Outros processos cognitivos como atenção, memória e funções executivas também podem ser mediados pela experiência musical. A prática de exercícios musicais exige habilidades cognitivas complexas como planejamento, atenção sustentada e dividida, memória operacional, flexibilidade cognitiva e controle inibitório, por exemplo. Estas habilidades estão relacionadas às regiões frontais do cérebro, intensamente ativadas durante a experiência musical.
Entretanto, é importante considerar os possíveis efeitos adversos da experiência musical. Por exemplo, um quadro conhecido é o da epilepsia musicogênica. Neste quadro, a pessoa pode ter uma crise de epilepsia desencadeada ao ouvir o som de um instrumento em específico, uma repetição de estímulos rítmicos, ou a uma música. A crise pode ocorrer a partir de uma superestimulação provocada pelos sons. Como já dito anteriormente, a música modula processos autônomos por sua ação subcortical. Assim, seu efeito relatado para regulação emocional, pode também ser adverso e acabar levando o ouvinte a uma experiência de ansiedade, estresse, raiva ou tristeza.

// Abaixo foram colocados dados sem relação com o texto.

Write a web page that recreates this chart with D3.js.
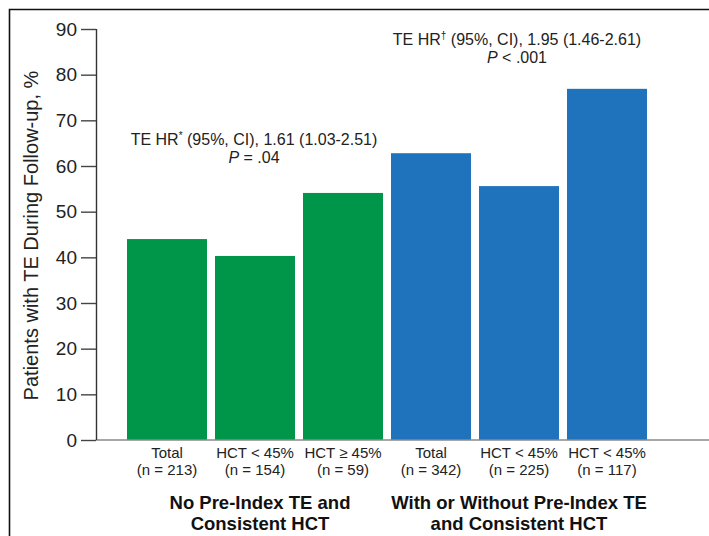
<!DOCTYPE html>
<html>
<head>
<meta charset="utf-8">
<script src="https://cdn.jsdelivr.net/npm/d3@7"></script>
<style>
  body { margin: 0; background: #fff; }
  svg { display: block; font-family: "Liberation Sans", Arial, sans-serif; }
</style>
</head>
<body>
<svg width="709" height="536"></svg>
<script>
const width = 709
const height = 536

// data
const categories = ['g1', 'g2', 'g3', 'b1', 'b2', 'b3']
const values = [44.0, 40.3, 54.1, 62.8, 55.6, 76.9]
const groupOf = [0, 0, 0, 1, 1, 1]
const catLine1 = ['Total', 'HCT < 45%', 'HCT \u2265 45%', 'Total', 'HCT < 45%', 'HCT < 45%']
const catLine2 = ['(n = 213)', '(n = 154)', '(n = 59)', '(n = 342)', '(n = 225)', '(n = 117)']
const groupLabels = [['No Pre-Index TE and', 'Consistent HCT'], ['With or Without Pre-Index TE', 'and Consistent HCT']]
const yTicks = [0, 10, 20, 30, 40, 50, 60, 70, 80, 90]
const colors = ['#00964a', '#1f73bc']

const margin = { left: 96, top: 29, right: 0, bottom: 96 }

const svg = d3.select('svg')

// frame (top + left edges visible)
svg.append('path')
    .attr('d', `M9.5,${height} V9.5 H${width}`)
    .attr('fill', 'none')
    .attr('stroke', '#111')
    .attr('stroke-width', 1.6)

const y = d3.scaleLinear()
    .domain([0, 90])
    .range([height - margin.bottom, margin.top])

const x = d3.scaleBand()
    .domain(categories)
    .range([123, 651])
    .paddingInner(8 / 88)
    .paddingOuter(4 / 88)

const cx = i => x(categories[i]) + x.bandwidth() / 2

// bars
svg.append('g')
    .selectAll('rect')
    .data(values)
    .join('rect')
    .attr('x', (d, i) => x(categories[i]))
    .attr('width', x.bandwidth())
    .attr('y', d => y(d))
    .attr('height', d => y(0) - y(d))
    .attr('fill', (d, i) => colors[groupOf[i]])

// baseline
svg.append('line')
    .attr('x1', margin.left)
    .attr('x2', width)
    .attr('y1', y(0))
    .attr('y2', y(0))
    .attr('stroke', '#8a8a8a')
    .attr('stroke-width', 1.6)

// y axis
const yAxis = svg.append('g')
    .attr('transform', `translate(${margin.left},0)`)
    .call(d3.axisLeft(y).tickValues(yTicks).tickSize(15).tickPadding(4))
yAxis.select('.domain')
    .attr('stroke', '#333')
    .attr('stroke-width', 1.4)
    .attr('d', `M0.5,${y(0)}V${y(90)}`)
yAxis.selectAll('.tick line')
    .attr('stroke', '#444')
    .attr('stroke-width', 1.4)
yAxis.selectAll('.tick text')
    .attr('font-size', 19)
    .attr('font-family', '"Liberation Sans", Arial, sans-serif')
    .attr('fill', '#222')

svg.append('text')
    .attr('transform', 'translate(38, 235.5) rotate(-90)')
    .attr('text-anchor', 'middle')
    .attr('font-size', 20)
    .attr('fill', '#222')
    .text('Patients with TE During Follow-up, %')

// category labels
const cat = svg.append('g')
    .attr('font-size', 15)
    .attr('fill', '#222')
    .attr('text-anchor', 'middle')
cat.selectAll('text.l1')
    .data(catLine1)
    .join('text')
    .attr('class', 'l1')
    .attr('x', (d, i) => cx(i))
    .attr('y', 457.5)
    .text(d => d)
cat.selectAll('text.l2')
    .data(catLine2)
    .join('text')
    .attr('class', 'l2')
    .attr('x', (d, i) => cx(i))
    .attr('y', 475)
    .text(d => d)

// group labels
const groupX = [cx(1) + 5, cx(4)]
groupLabels.forEach((lines, gi) => {
    svg.append('g')
        .selectAll('text')
        .data(lines)
        .join('text')
        .attr('x', groupX[gi])
        .attr('y', (d, li) => 509 + li * 21)
        .attr('text-anchor', 'middle')
        .attr('font-size', 18.5)
        .attr('font-weight', 'bold')
        .attr('fill', '#111')
        .text(d => d)
})

// HR annotations
const annot = [
    { cx: cx(1) - 1, y: y(64.7), hr: '*', ci: ', 1.61 (1.03-2.51)', p: '= .04' },
    { cx: cx(4) - 2, y: y(86.5), hr: '\u2020', ci: ', 1.95 (1.46-2.61)', p: '< .001' }
]
annot.forEach(a => {
    const t1 = svg.append('text')
        .attr('x', a.cx)
        .attr('y', a.y)
        .attr('text-anchor', 'middle')
        .attr('font-size', 16)
        .attr('fill', '#222')
    t1.append('tspan').text('TE HR')
    t1.append('tspan').attr('font-size', 10).attr('dy', -6).text(a.hr)
    t1.append('tspan').attr('dy', 6).text(' (95%, CI)' + a.ci)
    const t2 = svg.append('text')
        .attr('x', a.cx)
        .attr('y', a.y + 18)
        .attr('text-anchor', 'middle')
        .attr('font-size', 16)
        .attr('fill', '#222')
    t2.append('tspan').attr('font-style', 'italic').text('P')
    t2.append('tspan').text(' ' + a.p)
})
</script>
</body>
</html>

Nas últimas décadas, com o avanço das tecnologias em neuroimagem, foi possível identificar muitas facetas do processamento musical no cérebro. As descobertas vão para além dos laboratórios. A ampla literatura sobre música e cérebro têm embasado a prática de intervenções clínicas em musicoterapia neurológica, tornando o universo música-cérebro um espectro de possibilidades em direção à qualidade de vida da população.